Fifth: Retrenchment from global control and from globalization, in its process, means that the US ceases to be a global superpower; it means a gradual descent down the ladder of historical development toward a phase of regional control—namely, the historical phase in which the 1823 Monroe Doctrine prevailed, which stipulated non-interference by European powers in the affairs of the Western Hemisphere in exchange for America’s commitment not to interfere in European affairs.

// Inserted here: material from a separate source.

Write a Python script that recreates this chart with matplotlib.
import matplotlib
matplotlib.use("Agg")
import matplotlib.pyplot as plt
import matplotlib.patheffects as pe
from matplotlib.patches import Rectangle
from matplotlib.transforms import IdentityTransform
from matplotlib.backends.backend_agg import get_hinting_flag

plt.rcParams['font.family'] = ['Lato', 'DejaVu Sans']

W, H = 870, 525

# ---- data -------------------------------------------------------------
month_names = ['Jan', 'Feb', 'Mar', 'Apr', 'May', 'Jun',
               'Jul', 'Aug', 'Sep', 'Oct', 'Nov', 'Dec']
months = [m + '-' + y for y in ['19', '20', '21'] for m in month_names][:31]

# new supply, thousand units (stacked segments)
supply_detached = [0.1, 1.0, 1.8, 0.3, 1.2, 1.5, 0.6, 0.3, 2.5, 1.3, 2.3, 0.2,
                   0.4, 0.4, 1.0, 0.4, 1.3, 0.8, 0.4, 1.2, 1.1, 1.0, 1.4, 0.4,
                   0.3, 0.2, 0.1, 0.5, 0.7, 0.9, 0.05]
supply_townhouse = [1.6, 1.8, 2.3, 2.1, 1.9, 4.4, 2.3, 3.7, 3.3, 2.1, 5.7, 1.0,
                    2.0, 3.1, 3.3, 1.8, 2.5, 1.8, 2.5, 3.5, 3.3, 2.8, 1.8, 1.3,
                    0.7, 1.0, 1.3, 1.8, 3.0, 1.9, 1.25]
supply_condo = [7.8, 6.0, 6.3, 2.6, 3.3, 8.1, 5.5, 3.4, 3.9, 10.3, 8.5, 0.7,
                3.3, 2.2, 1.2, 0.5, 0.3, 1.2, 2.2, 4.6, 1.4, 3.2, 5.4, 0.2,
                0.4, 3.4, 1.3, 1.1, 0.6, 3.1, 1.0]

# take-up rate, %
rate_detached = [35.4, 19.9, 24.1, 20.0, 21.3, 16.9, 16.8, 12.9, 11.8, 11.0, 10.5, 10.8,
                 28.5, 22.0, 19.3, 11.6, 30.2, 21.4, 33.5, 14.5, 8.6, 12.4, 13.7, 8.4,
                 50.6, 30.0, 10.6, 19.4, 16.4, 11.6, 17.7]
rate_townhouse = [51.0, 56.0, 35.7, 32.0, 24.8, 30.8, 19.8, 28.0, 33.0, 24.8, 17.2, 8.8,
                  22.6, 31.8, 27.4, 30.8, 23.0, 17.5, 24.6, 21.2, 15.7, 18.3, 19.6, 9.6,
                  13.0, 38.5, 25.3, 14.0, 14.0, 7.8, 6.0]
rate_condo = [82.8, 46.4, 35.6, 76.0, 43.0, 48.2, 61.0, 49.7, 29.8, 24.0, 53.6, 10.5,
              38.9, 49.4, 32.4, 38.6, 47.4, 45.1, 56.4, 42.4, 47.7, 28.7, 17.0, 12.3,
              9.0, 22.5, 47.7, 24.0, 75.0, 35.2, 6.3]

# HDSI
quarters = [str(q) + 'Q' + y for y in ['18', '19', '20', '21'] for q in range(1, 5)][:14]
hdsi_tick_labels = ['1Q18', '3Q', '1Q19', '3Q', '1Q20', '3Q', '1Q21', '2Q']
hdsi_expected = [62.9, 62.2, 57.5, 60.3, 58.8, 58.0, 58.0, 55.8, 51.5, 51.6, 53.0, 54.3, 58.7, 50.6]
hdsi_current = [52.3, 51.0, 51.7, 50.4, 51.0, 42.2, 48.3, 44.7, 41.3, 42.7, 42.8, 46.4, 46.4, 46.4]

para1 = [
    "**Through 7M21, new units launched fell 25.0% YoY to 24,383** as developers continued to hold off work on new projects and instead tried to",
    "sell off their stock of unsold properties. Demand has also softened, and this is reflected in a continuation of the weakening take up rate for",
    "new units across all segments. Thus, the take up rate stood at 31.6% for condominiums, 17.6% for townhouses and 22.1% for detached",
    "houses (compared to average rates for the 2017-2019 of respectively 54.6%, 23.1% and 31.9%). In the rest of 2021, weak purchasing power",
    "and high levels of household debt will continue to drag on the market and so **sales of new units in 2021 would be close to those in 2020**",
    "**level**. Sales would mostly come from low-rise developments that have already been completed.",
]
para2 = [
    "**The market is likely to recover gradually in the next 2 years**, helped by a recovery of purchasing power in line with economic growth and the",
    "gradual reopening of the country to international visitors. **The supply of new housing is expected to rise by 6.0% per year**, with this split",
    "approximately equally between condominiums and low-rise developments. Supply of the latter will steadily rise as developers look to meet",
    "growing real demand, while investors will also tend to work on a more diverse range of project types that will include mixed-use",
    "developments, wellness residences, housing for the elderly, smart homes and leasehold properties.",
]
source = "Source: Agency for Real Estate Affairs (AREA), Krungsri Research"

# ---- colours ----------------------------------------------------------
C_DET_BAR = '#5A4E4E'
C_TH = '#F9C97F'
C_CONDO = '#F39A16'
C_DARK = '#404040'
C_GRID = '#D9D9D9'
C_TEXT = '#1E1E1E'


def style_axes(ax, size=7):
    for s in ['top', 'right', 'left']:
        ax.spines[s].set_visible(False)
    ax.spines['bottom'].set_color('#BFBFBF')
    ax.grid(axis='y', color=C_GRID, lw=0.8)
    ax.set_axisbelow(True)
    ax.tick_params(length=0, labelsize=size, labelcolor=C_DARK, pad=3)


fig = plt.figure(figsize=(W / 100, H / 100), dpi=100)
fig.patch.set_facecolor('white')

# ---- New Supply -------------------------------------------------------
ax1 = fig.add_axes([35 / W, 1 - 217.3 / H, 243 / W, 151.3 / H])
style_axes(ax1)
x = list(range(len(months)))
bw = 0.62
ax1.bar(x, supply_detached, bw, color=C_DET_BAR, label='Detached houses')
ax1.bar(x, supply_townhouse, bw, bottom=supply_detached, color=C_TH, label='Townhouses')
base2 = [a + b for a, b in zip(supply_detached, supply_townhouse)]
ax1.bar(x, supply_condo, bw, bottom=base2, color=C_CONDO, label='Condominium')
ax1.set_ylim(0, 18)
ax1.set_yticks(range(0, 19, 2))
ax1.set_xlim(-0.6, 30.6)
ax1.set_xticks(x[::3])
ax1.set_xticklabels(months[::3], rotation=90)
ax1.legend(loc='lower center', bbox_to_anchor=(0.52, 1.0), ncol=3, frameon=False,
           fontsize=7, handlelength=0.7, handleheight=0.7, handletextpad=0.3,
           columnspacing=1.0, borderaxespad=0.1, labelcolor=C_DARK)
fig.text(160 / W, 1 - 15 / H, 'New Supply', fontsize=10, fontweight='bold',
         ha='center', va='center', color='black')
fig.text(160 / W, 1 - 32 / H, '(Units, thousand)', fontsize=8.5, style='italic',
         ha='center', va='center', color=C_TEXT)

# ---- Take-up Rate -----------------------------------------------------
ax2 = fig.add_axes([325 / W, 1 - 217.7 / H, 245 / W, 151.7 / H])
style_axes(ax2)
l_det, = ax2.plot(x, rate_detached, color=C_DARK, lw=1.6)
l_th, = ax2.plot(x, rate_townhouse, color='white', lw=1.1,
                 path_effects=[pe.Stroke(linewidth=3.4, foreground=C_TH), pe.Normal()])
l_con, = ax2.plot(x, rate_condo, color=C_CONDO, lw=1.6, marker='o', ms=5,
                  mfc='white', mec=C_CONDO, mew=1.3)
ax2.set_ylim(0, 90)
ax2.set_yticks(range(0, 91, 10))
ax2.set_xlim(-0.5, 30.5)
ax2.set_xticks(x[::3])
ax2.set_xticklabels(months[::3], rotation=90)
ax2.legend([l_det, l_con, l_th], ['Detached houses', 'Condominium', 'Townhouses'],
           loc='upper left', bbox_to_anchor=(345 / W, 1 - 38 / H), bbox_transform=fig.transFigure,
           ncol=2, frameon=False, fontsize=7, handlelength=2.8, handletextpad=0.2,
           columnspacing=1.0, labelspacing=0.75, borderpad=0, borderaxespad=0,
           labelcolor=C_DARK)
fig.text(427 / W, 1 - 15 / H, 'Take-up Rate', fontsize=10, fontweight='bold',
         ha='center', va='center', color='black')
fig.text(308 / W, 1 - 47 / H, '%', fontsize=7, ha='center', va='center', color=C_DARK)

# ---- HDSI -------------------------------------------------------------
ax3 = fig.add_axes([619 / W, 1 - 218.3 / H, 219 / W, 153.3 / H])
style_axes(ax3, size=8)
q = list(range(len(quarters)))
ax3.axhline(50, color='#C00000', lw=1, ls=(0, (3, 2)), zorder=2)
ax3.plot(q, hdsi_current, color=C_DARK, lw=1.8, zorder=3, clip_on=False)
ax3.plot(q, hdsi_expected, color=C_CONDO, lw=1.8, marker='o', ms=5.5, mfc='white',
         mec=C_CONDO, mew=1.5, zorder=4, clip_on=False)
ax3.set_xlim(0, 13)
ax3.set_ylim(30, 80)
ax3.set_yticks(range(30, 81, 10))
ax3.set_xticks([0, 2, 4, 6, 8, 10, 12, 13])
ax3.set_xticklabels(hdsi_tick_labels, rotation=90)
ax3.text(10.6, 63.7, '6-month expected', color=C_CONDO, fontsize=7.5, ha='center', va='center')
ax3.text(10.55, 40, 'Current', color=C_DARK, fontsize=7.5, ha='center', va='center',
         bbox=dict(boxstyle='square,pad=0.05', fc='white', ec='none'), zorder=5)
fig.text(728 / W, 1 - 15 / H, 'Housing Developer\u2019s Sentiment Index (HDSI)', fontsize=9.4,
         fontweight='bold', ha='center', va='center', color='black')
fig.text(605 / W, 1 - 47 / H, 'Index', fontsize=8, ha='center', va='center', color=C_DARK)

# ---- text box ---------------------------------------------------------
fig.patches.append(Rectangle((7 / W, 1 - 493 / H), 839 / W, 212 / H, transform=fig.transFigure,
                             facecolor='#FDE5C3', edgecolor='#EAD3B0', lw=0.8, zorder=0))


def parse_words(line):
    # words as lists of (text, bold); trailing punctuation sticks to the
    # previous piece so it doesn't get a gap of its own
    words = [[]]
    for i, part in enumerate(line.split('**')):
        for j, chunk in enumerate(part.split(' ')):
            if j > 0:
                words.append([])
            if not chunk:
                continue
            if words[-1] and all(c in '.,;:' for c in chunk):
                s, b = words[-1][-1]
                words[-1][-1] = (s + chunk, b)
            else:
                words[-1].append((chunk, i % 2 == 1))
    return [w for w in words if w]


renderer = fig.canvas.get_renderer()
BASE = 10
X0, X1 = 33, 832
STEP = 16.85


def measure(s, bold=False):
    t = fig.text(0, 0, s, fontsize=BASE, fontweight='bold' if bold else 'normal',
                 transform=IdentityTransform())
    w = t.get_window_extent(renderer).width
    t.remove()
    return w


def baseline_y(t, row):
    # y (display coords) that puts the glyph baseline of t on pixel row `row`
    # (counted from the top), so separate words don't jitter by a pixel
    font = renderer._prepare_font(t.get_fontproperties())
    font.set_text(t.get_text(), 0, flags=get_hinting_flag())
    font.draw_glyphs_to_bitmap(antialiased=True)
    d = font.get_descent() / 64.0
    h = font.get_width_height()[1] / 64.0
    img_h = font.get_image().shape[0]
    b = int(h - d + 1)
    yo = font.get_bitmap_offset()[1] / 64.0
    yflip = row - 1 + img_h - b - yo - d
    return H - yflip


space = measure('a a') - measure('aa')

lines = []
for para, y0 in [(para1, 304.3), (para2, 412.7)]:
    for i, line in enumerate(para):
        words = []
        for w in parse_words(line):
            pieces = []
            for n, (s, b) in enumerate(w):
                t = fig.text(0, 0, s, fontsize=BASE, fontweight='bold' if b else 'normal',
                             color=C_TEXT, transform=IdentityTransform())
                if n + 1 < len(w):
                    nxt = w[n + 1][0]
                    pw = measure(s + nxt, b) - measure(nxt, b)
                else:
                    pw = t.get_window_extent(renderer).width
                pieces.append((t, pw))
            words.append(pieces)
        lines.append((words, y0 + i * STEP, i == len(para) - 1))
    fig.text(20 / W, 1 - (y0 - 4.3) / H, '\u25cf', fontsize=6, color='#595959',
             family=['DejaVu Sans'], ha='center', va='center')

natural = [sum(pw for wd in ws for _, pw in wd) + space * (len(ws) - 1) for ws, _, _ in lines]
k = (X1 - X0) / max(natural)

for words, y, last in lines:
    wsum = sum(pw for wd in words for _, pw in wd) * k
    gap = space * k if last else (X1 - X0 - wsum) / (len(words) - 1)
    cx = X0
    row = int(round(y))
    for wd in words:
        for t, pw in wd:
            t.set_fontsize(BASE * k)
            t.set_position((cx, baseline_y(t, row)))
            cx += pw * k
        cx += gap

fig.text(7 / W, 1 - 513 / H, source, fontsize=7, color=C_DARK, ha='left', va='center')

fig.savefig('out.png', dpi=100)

Sixth: The assumption that the poles opposed to Washington were unable to do anything to save Venezuela or Maduro, and taking that as evidence of weakness, reflects a failure to understand how international conflict unfolds. What the rising poles—primarily, China, Russia, and India—seek is comprehensive American retrenchment, alongside continued global attrition, and continued advance and superiority primarily in the arenas of real material production, upon which financial, political, and military dominance are built. Avoiding slipping into major direct confrontations is a core part of today’s management of international conflict, in which rising states seek to smooth the path of American decline and retrenchment, culminating in a “collapse in place”, whose most dangerous aspect is the dust it raises without causing additional global damage. In short, Venezuela, for Washington, will be akin to Afghanistan for the Soviet Union.
Seventh: Those crushed by American brutality and those terrified by it share have in common jumping over a repeatedly objective historical law: empires collapse precisely at the moment of their maximum military-war expansion and activity; because such expansion has always been an expression of the closing of horizons for resolving internal crises, thus exporting them abroad. The Washington-led Western system reached its maximum possible expansion across the entire world after the collapse of the Soviet Union.
Finally: Regarding what concerns us directly in Syria, we should learn the lesson repeated hundreds of times: the US can never be an ally under any circumstances. When Washington praises you or deals with you positively (such as Trump’s call to Maduro hours before the kidnapping operation, or Trump’s reassurances to Iran hours before bombing it), you should “be alarmed”!